═══ Stored data

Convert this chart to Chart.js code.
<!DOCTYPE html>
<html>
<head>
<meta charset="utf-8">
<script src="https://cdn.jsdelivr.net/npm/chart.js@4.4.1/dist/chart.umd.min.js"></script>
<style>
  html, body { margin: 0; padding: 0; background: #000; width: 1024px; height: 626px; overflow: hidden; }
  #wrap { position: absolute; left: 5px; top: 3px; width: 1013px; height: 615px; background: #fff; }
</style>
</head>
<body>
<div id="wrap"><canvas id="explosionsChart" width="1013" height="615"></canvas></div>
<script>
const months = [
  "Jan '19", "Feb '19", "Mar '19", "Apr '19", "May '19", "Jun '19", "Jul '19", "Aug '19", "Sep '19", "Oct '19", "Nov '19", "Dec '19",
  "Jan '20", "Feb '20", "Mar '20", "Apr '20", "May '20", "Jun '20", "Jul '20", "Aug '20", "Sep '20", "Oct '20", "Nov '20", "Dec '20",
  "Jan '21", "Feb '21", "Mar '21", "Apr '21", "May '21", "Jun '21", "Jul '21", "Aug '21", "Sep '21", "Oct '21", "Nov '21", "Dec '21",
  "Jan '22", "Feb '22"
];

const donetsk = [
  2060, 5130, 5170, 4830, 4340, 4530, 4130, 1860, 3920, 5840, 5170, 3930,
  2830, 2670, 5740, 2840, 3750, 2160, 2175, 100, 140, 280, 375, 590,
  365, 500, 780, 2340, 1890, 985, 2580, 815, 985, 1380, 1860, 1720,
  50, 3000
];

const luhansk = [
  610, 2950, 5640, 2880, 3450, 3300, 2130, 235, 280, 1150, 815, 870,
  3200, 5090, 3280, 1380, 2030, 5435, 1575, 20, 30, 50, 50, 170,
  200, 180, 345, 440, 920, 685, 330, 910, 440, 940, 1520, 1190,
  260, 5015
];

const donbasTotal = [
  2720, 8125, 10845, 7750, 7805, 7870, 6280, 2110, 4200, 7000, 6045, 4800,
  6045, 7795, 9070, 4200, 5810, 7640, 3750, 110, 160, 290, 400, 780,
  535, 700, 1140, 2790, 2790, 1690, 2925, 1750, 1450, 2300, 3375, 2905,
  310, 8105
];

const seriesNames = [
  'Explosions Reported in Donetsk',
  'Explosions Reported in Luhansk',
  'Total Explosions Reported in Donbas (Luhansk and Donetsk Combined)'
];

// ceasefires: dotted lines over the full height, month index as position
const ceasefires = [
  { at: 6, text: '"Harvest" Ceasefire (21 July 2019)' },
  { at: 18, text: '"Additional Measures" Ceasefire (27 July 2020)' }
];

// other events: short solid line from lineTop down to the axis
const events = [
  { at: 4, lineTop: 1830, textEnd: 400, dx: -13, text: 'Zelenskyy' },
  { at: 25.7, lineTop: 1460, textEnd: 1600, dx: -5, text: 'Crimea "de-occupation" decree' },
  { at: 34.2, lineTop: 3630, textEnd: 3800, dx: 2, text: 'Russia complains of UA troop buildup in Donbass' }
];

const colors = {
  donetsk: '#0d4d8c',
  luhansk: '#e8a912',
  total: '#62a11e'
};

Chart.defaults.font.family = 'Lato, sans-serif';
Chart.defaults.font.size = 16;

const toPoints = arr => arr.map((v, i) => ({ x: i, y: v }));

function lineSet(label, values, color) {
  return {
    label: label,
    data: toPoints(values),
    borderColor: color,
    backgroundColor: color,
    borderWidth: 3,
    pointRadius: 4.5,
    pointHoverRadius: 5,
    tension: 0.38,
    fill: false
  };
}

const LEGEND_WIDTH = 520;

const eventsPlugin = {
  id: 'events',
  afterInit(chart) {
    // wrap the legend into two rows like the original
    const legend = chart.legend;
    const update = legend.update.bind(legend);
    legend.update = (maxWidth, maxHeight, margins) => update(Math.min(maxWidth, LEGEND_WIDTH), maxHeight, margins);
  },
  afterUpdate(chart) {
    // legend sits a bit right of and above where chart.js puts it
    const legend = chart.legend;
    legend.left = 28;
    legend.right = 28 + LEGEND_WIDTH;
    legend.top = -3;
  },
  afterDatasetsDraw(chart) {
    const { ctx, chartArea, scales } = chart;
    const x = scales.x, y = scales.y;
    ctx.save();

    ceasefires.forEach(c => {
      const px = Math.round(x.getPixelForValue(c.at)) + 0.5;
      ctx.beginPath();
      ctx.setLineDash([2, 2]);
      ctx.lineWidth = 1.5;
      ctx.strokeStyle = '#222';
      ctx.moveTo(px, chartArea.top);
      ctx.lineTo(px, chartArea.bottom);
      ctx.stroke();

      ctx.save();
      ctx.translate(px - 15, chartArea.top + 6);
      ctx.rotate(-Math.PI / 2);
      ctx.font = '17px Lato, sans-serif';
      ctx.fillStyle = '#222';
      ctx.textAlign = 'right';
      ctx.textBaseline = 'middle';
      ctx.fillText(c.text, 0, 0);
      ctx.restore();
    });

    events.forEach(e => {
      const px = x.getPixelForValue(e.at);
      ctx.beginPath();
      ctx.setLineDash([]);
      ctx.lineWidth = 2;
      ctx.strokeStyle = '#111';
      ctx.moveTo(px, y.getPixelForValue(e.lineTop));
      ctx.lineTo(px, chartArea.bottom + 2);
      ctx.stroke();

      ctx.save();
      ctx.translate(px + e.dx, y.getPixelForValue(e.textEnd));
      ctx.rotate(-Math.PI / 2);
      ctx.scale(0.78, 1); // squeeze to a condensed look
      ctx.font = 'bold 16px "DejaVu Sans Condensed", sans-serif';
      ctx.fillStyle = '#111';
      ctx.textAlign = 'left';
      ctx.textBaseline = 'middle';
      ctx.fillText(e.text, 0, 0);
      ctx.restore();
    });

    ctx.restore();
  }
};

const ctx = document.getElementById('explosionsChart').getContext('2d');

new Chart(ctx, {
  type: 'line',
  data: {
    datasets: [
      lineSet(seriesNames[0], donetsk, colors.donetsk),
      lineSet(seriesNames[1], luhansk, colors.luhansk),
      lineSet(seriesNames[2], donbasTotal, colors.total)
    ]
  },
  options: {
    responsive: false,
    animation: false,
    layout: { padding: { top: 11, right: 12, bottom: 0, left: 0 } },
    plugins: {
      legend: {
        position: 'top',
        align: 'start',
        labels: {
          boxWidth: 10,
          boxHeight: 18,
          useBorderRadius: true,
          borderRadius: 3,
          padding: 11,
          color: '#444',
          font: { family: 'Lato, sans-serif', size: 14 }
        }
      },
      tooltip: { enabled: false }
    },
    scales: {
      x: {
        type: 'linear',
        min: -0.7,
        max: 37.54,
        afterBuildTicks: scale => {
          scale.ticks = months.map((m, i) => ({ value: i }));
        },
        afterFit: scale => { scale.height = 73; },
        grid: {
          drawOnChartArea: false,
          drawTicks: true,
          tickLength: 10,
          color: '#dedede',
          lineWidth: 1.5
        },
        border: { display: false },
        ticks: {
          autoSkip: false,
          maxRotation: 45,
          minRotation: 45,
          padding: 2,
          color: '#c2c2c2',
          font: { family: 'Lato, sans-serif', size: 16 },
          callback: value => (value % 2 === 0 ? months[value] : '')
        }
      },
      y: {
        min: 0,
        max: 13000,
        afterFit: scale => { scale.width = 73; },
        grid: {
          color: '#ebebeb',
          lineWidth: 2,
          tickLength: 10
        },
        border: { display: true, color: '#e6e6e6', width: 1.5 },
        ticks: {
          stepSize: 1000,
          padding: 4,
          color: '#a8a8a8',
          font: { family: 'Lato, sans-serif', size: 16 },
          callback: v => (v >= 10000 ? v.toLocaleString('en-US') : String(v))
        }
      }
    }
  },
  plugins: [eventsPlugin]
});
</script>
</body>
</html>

══════

**Exercise details**
Write out the listing once more, matching it exactly.

**Solution for this task**
Convert this chart to Chart.js code.
<!DOCTYPE html>
<html>
<head>
<meta charset="utf-8">
<script src="https://cdn.jsdelivr.net/npm/chart.js@4.4.1/dist/chart.umd.min.js"></script>
<style>
  html, body { margin: 0; padding: 0; background: #000; width: 1024px; height: 626px; overflow: hidden; }
  #wrap { position: absolute; left: 5px; top: 3px; width: 1013px; height: 615px; background: #fff; }
</style>
</head>
<body>
<div id="wrap"><canvas id="explosionsChart" width="1013" height="615"></canvas></div>
<script>
const months = [
  "Jan '19", "Feb '19", "Mar '19", "Apr '19", "May '19", "Jun '19", "Jul '19", "Aug '19", "Sep '19", "Oct '19", "Nov '19", "Dec '19",
  "Jan '20", "Feb '20", "Mar '20", "Apr '20", "May '20", "Jun '20", "Jul '20", "Aug '20", "Sep '20", "Oct '20", "Nov '20", "Dec '20",
  "Jan '21", "Feb '21", "Mar '21", "Apr '21", "May '21", "Jun '21", "Jul '21", "Aug '21", "Sep '21", "Oct '21", "Nov '21", "Dec '21",
  "Jan '22", "Feb '22"
];

const donetsk = [
  2060, 5130, 5170, 4830, 4340, 4530, 4130, 1860, 3920, 5840, 5170, 3930,
  2830, 2670, 5740, 2840, 3750, 2160, 2175, 100, 140, 280, 375, 590,
  365, 500, 780, 2340, 1890, 985, 2580, 815, 985, 1380, 1860, 1720,
  50, 3000
];

const luhansk = [
  610, 2950, 5640, 2880, 3450, 3300, 2130, 235, 280, 1150, 815, 870,
  3200, 5090, 3280, 1380, 2030, 5435, 1575, 20, 30, 50, 50, 170,
  200, 180, 345, 440, 920, 685, 330, 910, 440, 940, 1520, 1190,
  260, 5015
];

const donbasTotal = [
  2720, 8125, 10845, 7750, 7805, 7870, 6280, 2110, 4200, 7000, 6045, 4800,
  6045, 7795, 9070, 4200, 5810, 7640, 3750, 110, 160, 290, 400, 780,
  535, 700, 1140, 2790, 2790, 1690, 2925, 1750, 1450, 2300, 3375, 2905,
  310, 8105
];

const seriesNames = [
  'Explosions Reported in Donetsk',
  'Explosions Reported in Luhansk',
  'Total Explosions Reported in Donbas (Luhansk and Donetsk Combined)'
];

// ceasefires: dotted lines over the full height, month index as position
const ceasefires = [
  { at: 6, text: '"Harvest" Ceasefire (21 July 2019)' },
  { at: 18, text: '"Additional Measures" Ceasefire (27 July 2020)' }
];

// other events: short solid line from lineTop down to the axis
const events = [
  { at: 4, lineTop: 1830, textEnd: 400, dx: -13, text: 'Zelenskyy' },
  { at: 25.7, lineTop: 1460, textEnd: 1600, dx: -5, text: 'Crimea "de-occupation" decree' },
  { at: 34.2, lineTop: 3630, textEnd: 3800, dx: 2, text: 'Russia complains of UA troop buildup in Donbass' }
];

const colors = {
  donetsk: '#0d4d8c',
  luhansk: '#e8a912',
  total: '#62a11e'
};

Chart.defaults.font.family = 'Lato, sans-serif';
Chart.defaults.font.size = 16;

const toPoints = arr => arr.map((v, i) => ({ x: i, y: v }));

function lineSet(label, values, color) {
  return {
    label: label,
    data: toPoints(values),
    borderColor: color,
    backgroundColor: color,
    borderWidth: 3,
    pointRadius: 4.5,
    pointHoverRadius: 5,
    tension: 0.38,
    fill: false
  };
}

const LEGEND_WIDTH = 520;

const eventsPlugin = {
  id: 'events',
  afterInit(chart) {
    // wrap the legend into two rows like the original
    const legend = chart.legend;
    const update = legend.update.bind(legend);
    legend.update = (maxWidth, maxHeight, margins) => update(Math.min(maxWidth, LEGEND_WIDTH), maxHeight, margins);
  },
  afterUpdate(chart) {
    // legend sits a bit right of and above where chart.js puts it
    const legend = chart.legend;
    legend.left = 28;
    legend.right = 28 + LEGEND_WIDTH;
    legend.top = -3;
  },
  afterDatasetsDraw(chart) {
    const { ctx, chartArea, scales } = chart;
    const x = scales.x, y = scales.y;
    ctx.save();

    ceasefires.forEach(c => {
      const px = Math.round(x.getPixelForValue(c.at)) + 0.5;
      ctx.beginPath();
      ctx.setLineDash([2, 2]);
      ctx.lineWidth = 1.5;
      ctx.strokeStyle = '#222';
      ctx.moveTo(px, chartArea.top);
      ctx.lineTo(px, chartArea.bottom);
      ctx.stroke();

      ctx.save();
      ctx.translate(px - 15, chartArea.top + 6);
      ctx.rotate(-Math.PI / 2);
      ctx.font = '17px Lato, sans-serif';
      ctx.fillStyle = '#222';
      ctx.textAlign = 'right';
      ctx.textBaseline = 'middle';
      ctx.fillText(c.text, 0, 0);
      ctx.restore();
    });

    events.forEach(e => {
      const px = x.getPixelForValue(e.at);
      ctx.beginPath();
      ctx.setLineDash([]);
      ctx.lineWidth = 2;
      ctx.strokeStyle = '#111';
      ctx.moveTo(px, y.getPixelForValue(e.lineTop));
      ctx.lineTo(px, chartArea.bottom + 2);
      ctx.stroke();

      ctx.save();
      ctx.translate(px + e.dx, y.getPixelForValue(e.textEnd));
      ctx.rotate(-Math.PI / 2);
      ctx.scale(0.78, 1); // squeeze to a condensed look
      ctx.font = 'bold 16px "DejaVu Sans Condensed", sans-serif';
      ctx.fillStyle = '#111';
      ctx.textAlign = 'left';
      ctx.textBaseline = 'middle';
      ctx.fillText(e.text, 0, 0);
      ctx.restore();
    });

    ctx.restore();
  }
};

const ctx = document.getElementById('explosionsChart').getContext('2d');

new Chart(ctx, {
  type: 'line',
  data: {
    datasets: [
      lineSet(seriesNames[0], donetsk, colors.donetsk),
      lineSet(seriesNames[1], luhansk, colors.luhansk),
      lineSet(seriesNames[2], donbasTotal, colors.total)
    ]
  },
  options: {
    responsive: false,
    animation: false,
    layout: { padding: { top: 11, right: 12, bottom: 0, left: 0 } },
    plugins: {
      legend: {
        position: 'top',
        align: 'start',
        labels: {
          boxWidth: 10,
          boxHeight: 18,
          useBorderRadius: true,
          borderRadius: 3,
          padding: 11,
          color: '#444',
          font: { family: 'Lato, sans-serif', size: 14 }
        }
      },
      tooltip: { enabled: false }
    },
    scales: {
      x: {
        type: 'linear',
        min: -0.7,
        max: 37.54,
        afterBuildTicks: scale => {
          scale.ticks = months.map((m, i) => ({ value: i }));
        },
        afterFit: scale => { scale.height = 73; },
        grid: {
          drawOnChartArea: false,
          drawTicks: true,
          tickLength: 10,
          color: '#dedede',
          lineWidth: 1.5
        },
        border: { display: false },
        ticks: {
          autoSkip: false,
          maxRotation: 45,
          minRotation: 45,
          padding: 2,
          color: '#c2c2c2',
          font: { family: 'Lato, sans-serif', size: 16 },
          callback: value => (value % 2 === 0 ? months[value] : '')
        }
      },
      y: {
        min: 0,
        max: 13000,
        afterFit: scale => { scale.width = 73; },
        grid: {
          color: '#ebebeb',
          lineWidth: 2,
          tickLength: 10
        },
        border: { display: true, color: '#e6e6e6', width: 1.5 },
        ticks: {
          stepSize: 1000,
          padding: 4,
          color: '#a8a8a8',
          font: { family: 'Lato, sans-serif', size: 16 },
          callback: v => (v >= 10000 ? v.toLocaleString('en-US') : String(v))
        }
      }
    }
  },
  plugins: [eventsPlugin]
});
</script>
</body>
</html>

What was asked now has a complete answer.